Шумная толпа, безостановочное автомобильное движение — таков центр Токио днем. А вечером, ночью? Ночной Токио на редкость красив. Если смотреть на него с высоты Токийской башни — это сплошные созвездия огней. А если гулять по Гинзе, то глаза слепит подлинный океан танцующих, мигающих, прыгающих, вспыхивающих реклам. Ночная реклама Токио ничем не уступает нью-йоркской или лондонской, а, пожалуй, превосходит их.

Можно посидеть в тихом ресторане, любуясь чуть подсвеченной цветными лампочками зеленью деревьев, арками мосточков, спокойной водой прудов. Можно пойти в один из театров, например Кабуки. Он расположен во вполне современно оборудованном огромном здании, вмещающем более двух с половиной тысяч человек. Спектакль обычно состоит из нескольких пьес и идет очень долго — часов шесть. Зрители сидят не всегда тихо, переговариваются, пьют чай, что-то жуют.

Искусство Кабуки имеет почти четырехвековые традиции. Все роли в этом театре исполняют мужчины. Актер, исполняющий женские роли, должен уметь танцевать, играть на сямисэне, японской лире, знать икебана, чайную церемонию, японское изобразительное искусство и т. д.

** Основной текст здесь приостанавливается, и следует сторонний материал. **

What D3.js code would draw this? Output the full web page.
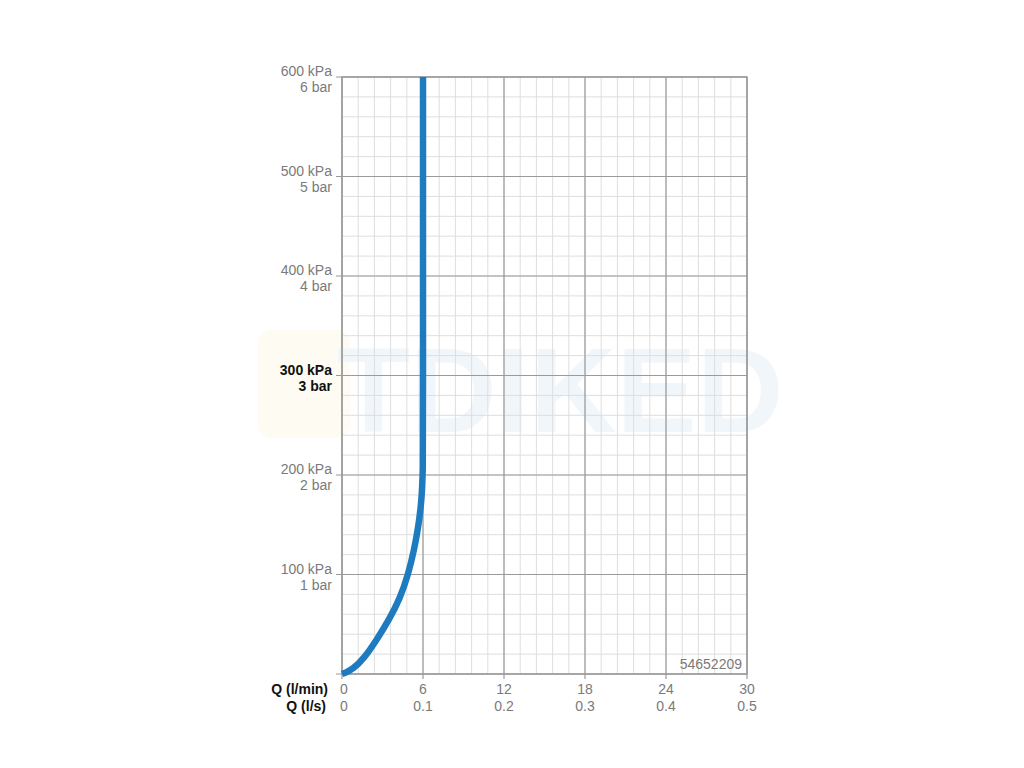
<!DOCTYPE html>
<html>
<head>
<meta charset="utf-8">
<script src="https://cdn.jsdelivr.net/npm/d3@7"></script>
<style>
  body { margin: 0; background: #fff; }
  text { font-family: "Liberation Sans", Arial, sans-serif; }
</style>
</head>
<body>
<script>
// courbe débit / pression
const flowLmin = [0, 0.3, 0.8, 1.6, 2.6, 3.5, 4.3, 4.9, 5.35, 5.68, 5.9, 6.0, 6.0, 6.0];
const pressureKpa = [0, 1.5, 5, 15, 35, 55, 76, 100, 125, 150, 175, 205, 260, 600];

// graduations
const xTicksLmin = [0, 6, 12, 18, 24, 30];
const xTicksLs = ["0", "0.1", "0.2", "0.3", "0.4", "0.5"];
const yTicksKpa = [100, 200, 300, 400, 500, 600];
const yTicksBar = ["1 bar", "2 bar", "3 bar", "4 bar", "5 bar", "6 bar"];
const boldKpa = 300;
const codeLabel = "54652209";

const width = 1024, height = 768;
const plotLeft = 342, plotRight = 747, plotTop = 77, plotBottom = 674;

const svg = d3.select("body").append("svg")
    .attr("width", width)
    .attr("height", height);

const x = d3.scaleLinear().domain([0, 30]).range([plotLeft, plotRight]);
const y = d3.scaleLinear().domain([0, 600]).range([plotBottom, plotTop]);

// filigrane discret
const wm = svg.append("g").attr("opacity", 0.06);
wm.append("rect")
    .attr("x", 258).attr("y", 330).attr("width", 92).attr("height", 108)
    .attr("rx", 14).style("fill", "#e8c23a");
wm.append("text")
    .attr("x", 560).attr("y", 432)
    .attr("text-anchor", "middle")
    .style("font-size", "120px").style("font-weight", "bold")
    .style("fill", "#1f7bc0")
    .text("TDIKED");

const g = svg.append("g");

// grille mineure
g.selectAll(".vminor")
    .data(d3.range(0, 30.01, 1.2))
    .enter().append("line")
    .attr("x1", d => x(d)).attr("x2", d => x(d))
    .attr("y1", plotTop).attr("y2", plotBottom)
    .style("stroke", "#dedede").style("stroke-width", 1);

g.selectAll(".hminor")
    .data(d3.range(0, 600.01, 20))
    .enter().append("line")
    .attr("x1", plotLeft).attr("x2", plotRight)
    .attr("y1", d => y(d)).attr("y2", d => y(d))
    .style("stroke", "#dedede").style("stroke-width", 1);

// grille majeure
g.selectAll(".vmajor")
    .data(xTicksLmin)
    .enter().append("line")
    .attr("x1", d => x(d)).attr("x2", d => x(d))
    .attr("y1", plotTop).attr("y2", plotBottom + 5)
    .style("stroke", "#9a9a9a").style("stroke-width", 1.2);

g.selectAll(".hmajor")
    .data([0].concat(yTicksKpa))
    .enter().append("line")
    .attr("x1", plotLeft - 6).attr("x2", plotRight)
    .attr("y1", d => y(d)).attr("y2", d => y(d))
    .style("stroke", "#9a9a9a").style("stroke-width", 1.2);

// cadre
g.append("rect")
    .attr("x", plotLeft).attr("y", plotTop)
    .attr("width", plotRight - plotLeft).attr("height", plotBottom - plotTop)
    .style("fill", "none").style("stroke", "#9a9a9a").style("stroke-width", 1.4);

// labels axe Y
const yl = g.selectAll(".ylab")
    .data(yTicksKpa)
    .enter().append("text")
    .attr("text-anchor", "end")
    .style("font-size", "14px")
    .style("fill", d => d === boldKpa ? "#111" : "#7a7a7a")
    .style("font-weight", d => d === boldKpa ? "bold" : "normal");
yl.append("tspan").attr("x", 332).attr("y", d => y(d) - 1).text(d => d + " kPa");
yl.append("tspan").attr("x", 332).attr("y", d => y(d) + 15).text((d, i) => yTicksBar[i]);

// labels axe X
g.selectAll(".xlab1")
    .data(xTicksLmin)
    .enter().append("text")
    .attr("x", d => x(d) + (d === 0 ? 2 : 0)).attr("y", 694)
    .attr("text-anchor", "middle")
    .style("font-size", "14px").style("fill", "#7a7a7a")
    .text(d => d);

g.selectAll(".xlab2")
    .data(xTicksLmin)
    .enter().append("text")
    .attr("x", (d, i) => x(d) + (i === 0 ? 2 : 0)).attr("y", 711)
    .attr("text-anchor", "middle")
    .style("font-size", "14px").style("fill", "#7a7a7a")
    .text((d, i) => xTicksLs[i]);

g.append("text")
    .attr("x", 328).attr("y", 694).attr("text-anchor", "end")
    .style("font-size", "14px").style("font-weight", "bold").style("fill", "#111")
    .text("Q (l/min)");
g.append("text")
    .attr("x", 326).attr("y", 711).attr("text-anchor", "end")
    .style("font-size", "14px").style("font-weight", "bold").style("fill", "#111")
    .text("Q (l/s)");

g.append("text")
    .attr("x", 742).attr("y", 669).attr("text-anchor", "end")
    .style("font-size", "14px").style("fill", "#7a7a7a")
    .text(codeLabel);

// courbe
const pts = flowLmin.map((q, i) => [q, pressureKpa[i]]);
const line = d3.line()
    .x(d => x(d[0]))
    .y(d => y(d[1]))
    .curve(d3.curveBasis);

g.append("path")
    .datum(pts)
    .attr("d", line)
    .style("fill", "none")
    .style("stroke", "#1f7bc0")
    .style("stroke-width", 6.5)
    .style("stroke-linecap", "butt");
</script>
</body>
</html>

Родившийся в XVII веке театр Кабуки полон традиционности, символики, в нем говорится о многих, ныне давно устаревших вещах, язык актеров труден и не всегда понятен даже японцам, иногда актеры импровизируют текст.

Кабуки — лишь одна из трех форм японского традиционного театра. Вторая — это придворные танцы и музыка VIII века. Третью представляет театр Но, в какой-то степени предшественник Кабуки, возникший в XV веке.

Есть в Токио и другие театры, концертные залы, есть и очень хорошие эстрадные коллективы. Некоторые из них приезжали в Советский Союз и полюбились нашим зрителям. Есть в Токио и танцевальные залы. Есть специальные конторы, где можно нанять гейш. Их нанимают для больших приемов и для маленьких вечеринок. На Западе, к сожалению, распространено мнение, что гейши — это женщины легкого поведения. Но это далеко не так. Гейши — девушки, обязанность которых скрашивать досуг мужчин, а отнюдь не удовлетворять их низменные желания. Слово «гейша» в переводе означает «искусство» (гей) и «человек» (ша). Гейши постигают свое искусство годами, они учатся танцевать, петь, играть на различных музыкальных инструментах, изучают языки, чайную церемонию, хорошие манеры. Они должны знать историю цивилизации, литературу, искусство.

В свое время обязанности гейши заключались в том, чтобы развлекать компанию мужчин (воинов, чиновников, торговцев), собиравшихся поговорить о делах. Многие гейши были детьми бедных крестьян. Родители вынуждены были продавать их в город, где с детских лет гейш учили их трудному и сложному искусству.